The story is this: Another rate increase by the Federal Reserve is a sure bet. It’s not a matter of whether the Fed will act, it’s only a matter of when.

It could happen between mid-August and early September.

The Fed raises rates when it wants to keep the economy cooled down. Higher Fed numbers also mean an immediate increase in the banks’ prime rate, with you winding up earning more on your savings but shelling out more when borrowing.

Fed-watching is second nature to the experts and gurus who infest Wall Street, and who have palpitations at the slightest hint of any rate increase. By contrast, the average Joe understands very little about how the mechanics of a rate rise hits his pocketbook.

The current scenario

Here’s a simplified version of what’s going on, and how it will affect you:

Thus far in 1994, the Fed has pushed up its Fed funds rate (what banks charge each other for overnight loans) four times, from 3 percent to 4.25 percent. The prime rate has also climbed by about the same margin, up 1.25 percent to 7.25 percent.

Except for mortgages, your rates have gone up less than the prime-by anywhere between 0.25 percent to 0.66 percent on loans and between 0.33 percent and 0.5 percent on CDs.

Now, Fed Chairman Alan Greenspan is ready to take another whack at curbing inflation because, based on indicators such as jobs, housing and commodity prices, he sees the economy heating up. The next rate hike could come as early as Aug. 16, during the Fed’s policy-making meeting.

But I’m guessing that it will happen after Labor Day and that the increase will be 0.5 percent, not a 0.25 percent as some of the gurus have predicted. Here’s why:

– Bank CD yields continue to rise by 0.03 percent to 0.06 percent per week. Project that over the next several weeks and you can figure that the banks’ cost of funds since the last Fed hike on May 17 will have risen by more than 0.5 percent by Labor Day.

– To cover themselves-to preserve their nice, fat profit spreads between savings rates and loan rates-banks will have to raise their prime rate from 7.25 percent to 7.75 percent.

– In business and industry, it often takes about three months for the effects of a Fed move to be felt; the medicine goes down slowly. The last Fed increase was May 17. Ninety days after the May 17 date is about Aug. 16.

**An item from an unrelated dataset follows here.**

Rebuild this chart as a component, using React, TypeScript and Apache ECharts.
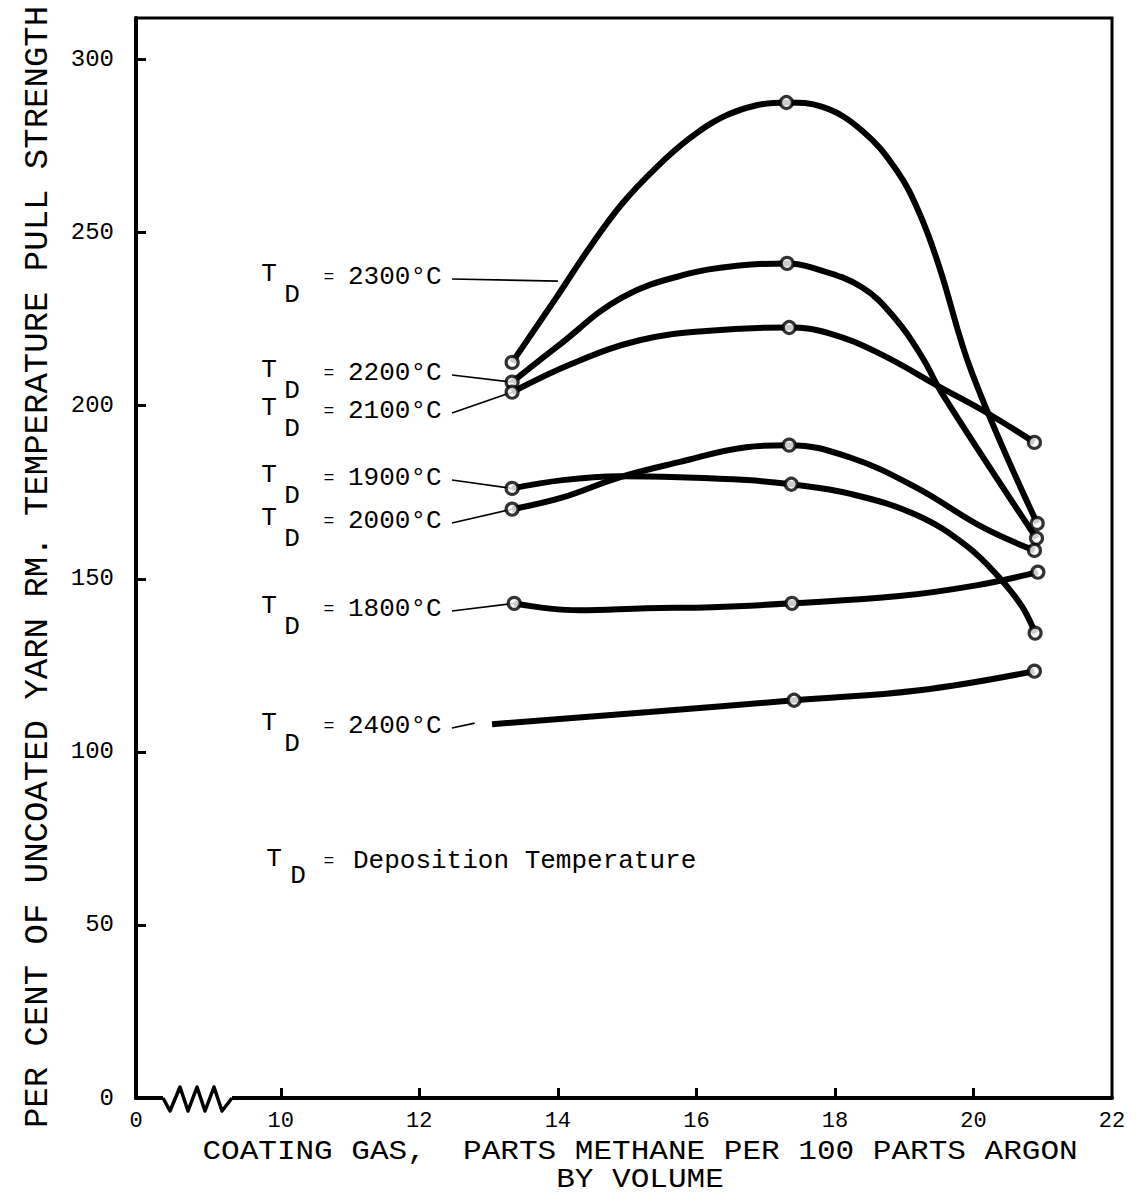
import React, { useEffect, useRef } from "react";
import * as echarts from "echarts";

// ---------- data ----------
const xTickValues = [10, 12, 14, 16, 18, 20];
const xLabelValues = [7.91, 10, 12, 14, 16, 18, 20, 22];
const yTickValues = [50, 100, 150, 200, 250, 300];
const yLabelValues = [0, 50, 100, 150, 200, 250, 300];

const temps = ["2300", "2200", "2100", "1900", "2000", "1800", "2400"];

// traced curves [methane parts, % strength]
const curve2300 = [[13.34, 212.5], [13.98, 231.3], [14.46, 245.7], [14.93, 258.4], [15.42, 268.8], [15.9, 277.2], [16.37, 283.3], [16.87, 286.8], [17.3, 287.6], [17.82, 286.3], [18.39, 279.5], [18.89, 268.0], [19.22, 255.6], [19.5, 240.5], [19.98, 209.4], [20.92, 166.0]];
const curve2200 = [[13.34, 206.8], [13.98, 216.9], [14.93, 231.3], [15.9, 238.2], [16.62, 240.5], [17.31, 241.1], [17.67, 239.9], [18.39, 234.2], [18.89, 224.7], [19.26, 214.0], [19.55, 203.4], [20.91, 161.7]];
const curve2100 = [[13.34, 203.9], [14.21, 212.2], [15.18, 218.9], [16.14, 221.6], [17.34, 222.6], [17.92, 220.9], [18.64, 215.1], [19.55, 205.0], [20.18, 198.1], [20.88, 189.4]];
const curve1900 = [[13.34, 176.1], [14.07, 178.5], [14.89, 179.6], [15.75, 179.3], [16.72, 178.5], [17.37, 177.3], [18.21, 174.6], [19.17, 168.5], [19.9, 159.5], [20.37, 150.4], [20.7, 142.0], [20.89, 134.3]];
const curve2000 = [[13.34, 170.1], [14.07, 173.5], [14.89, 179.3], [15.75, 183.7], [16.72, 188.0], [17.34, 188.6], [18.21, 185.1], [19.17, 176.4], [20.13, 164.9], [20.88, 158.2]];
const curve1800 = [[13.37, 142.9], [14.31, 140.9], [15.28, 141.5], [16.23, 141.8], [17.38, 142.9], [18.93, 145.0], [20.04, 148.1], [20.93, 151.9]];
const curve2400 = [[13.05, 108.0], [15.32, 111.5], [17.41, 114.9], [19.22, 117.8], [20.88, 123.3]];

// measured points (open circles)
const pts2300 = [[13.34, 212.5], [17.3, 287.6], [20.92, 166.0]];
const pts2200 = [[13.34, 206.8], [17.31, 241.1], [20.91, 161.7]];
const pts2100 = [[13.34, 203.9], [17.34, 222.6], [20.88, 189.4]];
const pts1900 = [[13.34, 176.1], [17.37, 177.3], [20.89, 134.3]];
const pts2000 = [[13.34, 170.1], [17.34, 188.6], [20.88, 158.2]];
const pts1800 = [[13.37, 142.9], [17.38, 142.9], [20.93, 151.9]];
const pts2400 = [[17.41, 114.9], [20.88, 123.3]];

// where each label's leader line ends (data coords)
const leaderEnds = [[14.0, 236.0], [13.34, 206.8], [13.34, 203.9], [13.34, 176.1], [13.34, 170.1], [13.37, 142.9], [12.8, 108.3]];

const curves = [curve2300, curve2200, curve2100, curve1900, curve2000, curve1800, curve2400];
const markerSets = [pts2300, pts2200, pts2100, pts1900, pts2000, pts1800, pts2400];

// ---------- layout ----------
const FONT = "'Liberation Mono', 'Courier New', monospace";
const labelRowY = [277, 373, 411, 478, 521, 609, 726];
const LABEL = { tX: 269, dX: 292, eqX: 329, valX: 348, leaderX: 452 };
const DEP_ROW_Y = 861;

export default function App() {
  const ref = useRef<HTMLDivElement>(null);

  useEffect(() => {
    const chart = echarts.init(ref.current!, null, { renderer: "svg" });

    const lineSeries = curves.map((c, i) => ({
      type: "line",
      name: temps[i],
      data: c,
      smooth: 0.4,
      symbol: "none",
      showSymbol: false,
      lineStyle: { color: "#000", width: 6 },
      z: 3,
      silent: true,
    }));

    const markerSeries = markerSets.map((m, i) => ({
      type: "scatter",
      name: temps[i] + " pts",
      data: m,
      symbol: "circle",
      symbolSize: 12,
      itemStyle: { color: "#fff", borderColor: "#000", borderWidth: 3.2 },
      z: 5,
      silent: true,
    }));

    chart.setOption({
      animation: false,
      backgroundColor: "#fff",
      grid: {
        left: 136,
        right: 28,
        top: 18,
        bottom: 99,
        show: true,
        borderColor: "#000",
        borderWidth: 3,
        containLabel: false,
      },
      xAxis: {
        type: "value",
        min: 7.91,
        max: 22,
        axisLine: { show: true, lineStyle: { color: "#000", width: 4 } },
        axisTick: {
          show: true,
          inside: true,
          length: 10,
          customValues: xTickValues,
          lineStyle: { color: "#000", width: 3 },
        },
        axisLabel: {
          customValues: xLabelValues,
          formatter: (v: number) => (v < 9 ? "0" : String(Math.round(v))),
          color: "#000",
          fontFamily: FONT,
          fontSize: 22,
          margin: 12,
        },
        splitLine: { show: false },
      },
      yAxis: {
        type: "value",
        min: 0,
        max: 312,
        axisLine: { show: true, lineStyle: { color: "#000", width: 4 } },
        axisTick: {
          show: true,
          inside: true,
          length: 10,
          customValues: yTickValues,
          lineStyle: { color: "#000", width: 3 },
        },
        axisLabel: {
          customValues: yLabelValues,
          color: "#000",
          fontFamily: FONT,
          fontSize: 24,
          margin: 22,
        },
        splitLine: { show: false },
      },
      series: [...lineSeries, ...markerSeries],
    });

    const toPx = (p: number[]) => chart.convertToPixel({ gridIndex: 0 }, p) as number[];

    const elements: any[] = [];
    const txt = (text: string, x: number, y: number, size: number, align = "left", extra: any = {}) => ({
      type: "text",
      x,
      y,
      z: 50,
      ...extra,
      style: {
        text,
        fill: "#000",
        fontFamily: FONT,
        fontSize: size,
        align,
        verticalAlign: "middle",
      },
    });

    temps.forEach((t, i) => {
      const y = labelRowY[i];
      elements.push(txt("T", LABEL.tX, y - 3, 26, "center"));
      elements.push(txt("D", LABEL.dX, y + 18, 26, "center"));
      elements.push(txt("=", LABEL.eqX, y, 18, "center"));
      elements.push(txt(t + "°C", LABEL.valX, y, 26, "left"));
      const end = toPx(leaderEnds[i]);
      elements.push({
        type: "line",
        z: 1,
        shape: { x1: LABEL.leaderX, y1: y + 2, x2: end[0], y2: end[1] },
        style: { stroke: "#000", lineWidth: 1.6 },
      });
    });

    // TD = Deposition Temperature
    elements.push(txt("T", 274, DEP_ROW_Y - 2, 26, "center"));
    elements.push(txt("D", 298, DEP_ROW_Y + 15, 26, "center"));
    elements.push(txt("=", 329, DEP_ROW_Y, 18, "center"));
    elements.push(txt("Deposition Temperature", 353, DEP_ROW_Y, 26, "left"));

    // axis titles
    elements.push(
      txt("PER CENT OF UNCOATED YARN RM. TEMPERATURE PULL STRENGTH", 38, 567, 34, "center", {
        rotation: Math.PI / 2,
      })
    );
    elements.push(
      txt("COATING GAS,  PARTS METHANE PER 100 PARTS ARGON", 640, 1152, 27, "center", { scaleX: 1.15 })
    );
    elements.push(txt("BY VOLUME", 640, 1180, 27, "center", { scaleX: 1.15 }));

    // axis break (zigzag)
    const axisY = toPx([8, 0])[1];
    elements.push({
      type: "rect",
      z: 100,
      shape: { x: 163, y: axisY - 4, width: 69, height: 8 },
      style: { fill: "#fff" },
    });
    const zz = [
      [163, 0], [170, 13], [180, -11], [188, 13], [197, -11], [205, 13], [214, -11], [222, 13], [232, 0],
    ];
    elements.push({
      type: "polyline",
      z: 101,
      shape: { points: zz.map(([x, dy]) => [x, axisY + dy]) },
      style: { stroke: "#000", lineWidth: 3.5, fill: null, lineJoin: "round" },
    });

    chart.setOption({ graphic: { elements } });

    return () => chart.dispose();
  }, []);

  return (
    <div
      ref={ref}
      style={{ position: "absolute", left: 0, top: 0, width: 1140, height: 1197, background: "#fff" }}
    />
  );
}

– Greenspan may want to analyze August economic data, as well, before making his next move. That would postpone the hike until some time in September. Many view that month as the psychological beginning of a business year, after folks return from their vacations.

– A September increase would also match precisely the 1987 upcycle pattern that the banks have followed in ’94. I’ve written about this weird coincidence before, but in both years the first rate hikes by the banks came in March, April and May. The next one in ’87 occurred in September.

The probable impact on your wallet by October?

– $1,000 invested in a one-year CD will earn you about $450, instead of $410 if you open the account today.

– Your total interest cost on a $13,000, four-year new-car loan will rise to $2,460 from $2,360. That on a $20,000, 10-year home-equity loan will jump to $9,250 from $8,800.

– Thirty-year mortgages should still hover between 8.5 percent and 9 percent-provided Greenspan’s elixir works. But after that?

There will undoubtedly be more Fed hikes in the next year because we’re in a long-term upcycle in rates. So borrow now, but don’t lock in any longer-term CDs until the fall. And even then, go short.

Latest rate trend: Steady upward movement in CDs, with Bank Rate Monitor’s ratio of increases to decreases narrowing to 7 to 1 from 11 to 1.